La neve non è più bianca, neppure ad alta quota

Valeria Fieramonte

 

 

Poveri ghiacciai: secondo i dati raccolti dal progetto Share - Stations at High Altitude for Research on the Environment gestito e coordinato da EvK2CNR - che comprende un'area di 600 KM2 sul massiccio dello Stelvio, dal 1954 al 2007 i ghiacci si sono ritirati del 40%, e il fenomeno pare essere in accelerazione: questo significa che, anche solo in termini di riserva di acqua è andato perduto l'equivalente di oltre 700miliardi di litri di acqua, ed è un dato approssimato per difetto, perchè non sono stati fatti molti monitoraggi, specie negli anni 60 e 70, e solo a partire dal 2000 l'interesse per il fenomeno è aumentato, anche perchè era ormai molto visibile ad occhio nudo.

In Italia il primo catasto dei ghiacciai risale alla fine degli anni '50, è stato poi aggiornato con nuovi studi  negli anni 80, ma solo nel 2012 è partito il  nuovo catasto dei ghiacciai italiani, che segnala una tendenza comune a tutto il mondo, fatto salvo per qualche eccezione.
A peggiorare le cose ci si sono messi anche i laghetti di montagna:  sono scomparsi 36 laghi alpini situati in gran parte sotto i 2500 metri di quota, mentre sono apparsi 22 nuovi laghetti sopra i 2900 metri, di carattere abbastanza effimero, perchè tendono ad evaporare in fretta.
Comunque 8 laghetti di meno, equivalenti a quasi dieci grandi bacini artificiali di perdita d'acqua!

Un altro dato di grande interesse scientifico è stato tratto dagli studi sul black carbon e il particolato ( PM10), e dalle osservazioni sull'inquinamento dell'aria: ormai anche ad alta quota, sulle cime incontaminate, la neve non è più bianca, dentro ci sono polveri sottili prodotte dai combustibili fossili, in aumento, secondo controlli incrociati in vari punti, di percentuali che vanno dal 41% ( Monte Cimone) al 69% ( rifugio Guasti): anche se in alta montagna l'inquinamento è molto minore – in pianura occorre infatti considerare un aumento degli inquinanti atmosferici  100 volte maggiore -   l'effetto delle particelle porta a una fusione accelerata della neve e del ghiaccio, e anche questo si può vedere ad occhio nudo.

“ Data l'estensione e le caratteristiche dei ghiacciai esaminati, gran parte dei dati possono considerarsi estensibili ai ghiacciai alpini italiani,” - dice Guglielmina Diolaiuti, ricercatrice della Università Statale di Milano e responsabile scientifica del progetto Share. “Le Alpi possono venire considerate delle 'torri d'acqua', che svolgono un ruolo cruciale per l'accumulo e il rilascio di questa preziosa risorsa.

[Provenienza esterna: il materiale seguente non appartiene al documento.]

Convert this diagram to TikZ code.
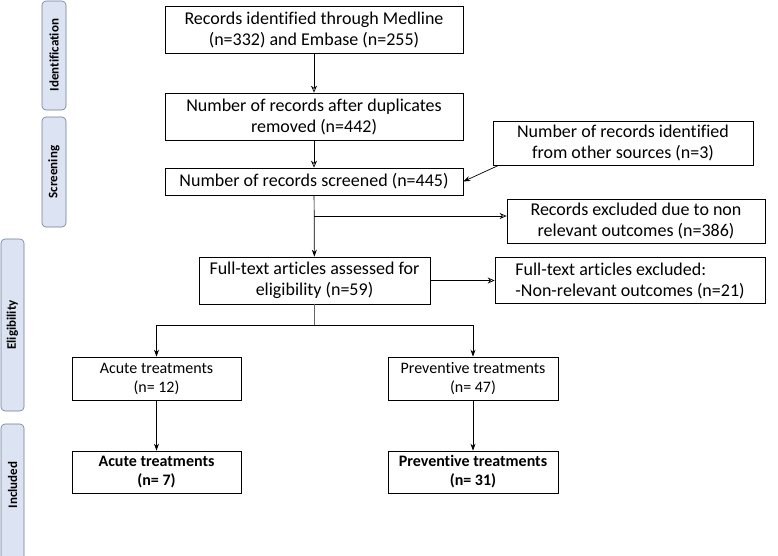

I dati di riduzione glaciale ottenuti nell'ambito di Share Stelvio indicano chiaramente che le 'torri d'acqua' stanno modificandosi sempre più rapidamente”.

L'unica buona notizia è che al passo dello Stelvio è stata eseguita una perforazione record di 235 metri di profondità e si è scoperto che il permafrost ( terra sempre ghiacciata) è più profondo di quanto ipotizzato in precedenza ( si pensava non fosse più alto di 100 metri).
E che non è cambiato il quantitativo totale delle precipitazioni. E' stato anche ritrovato, nel corso delle ricerche, un tronco di 4000 anni fa, di pino strobo, che ha permesso di ricostruire il passato climatico e glaciale della zona.

Infine sul portale www. flanet. org si può trovare un libro appena prodotto dal programma di ricerca  triennale del CNR e di diverse università lombarde, e sostenuto dalla Fondazione Lombardia per l'Ambiente  e dal comitato EvK2CNR, che parla appunto con maggiore dettaglio  delle acque del parco dello Stelvio, ed è scaricabile da internet.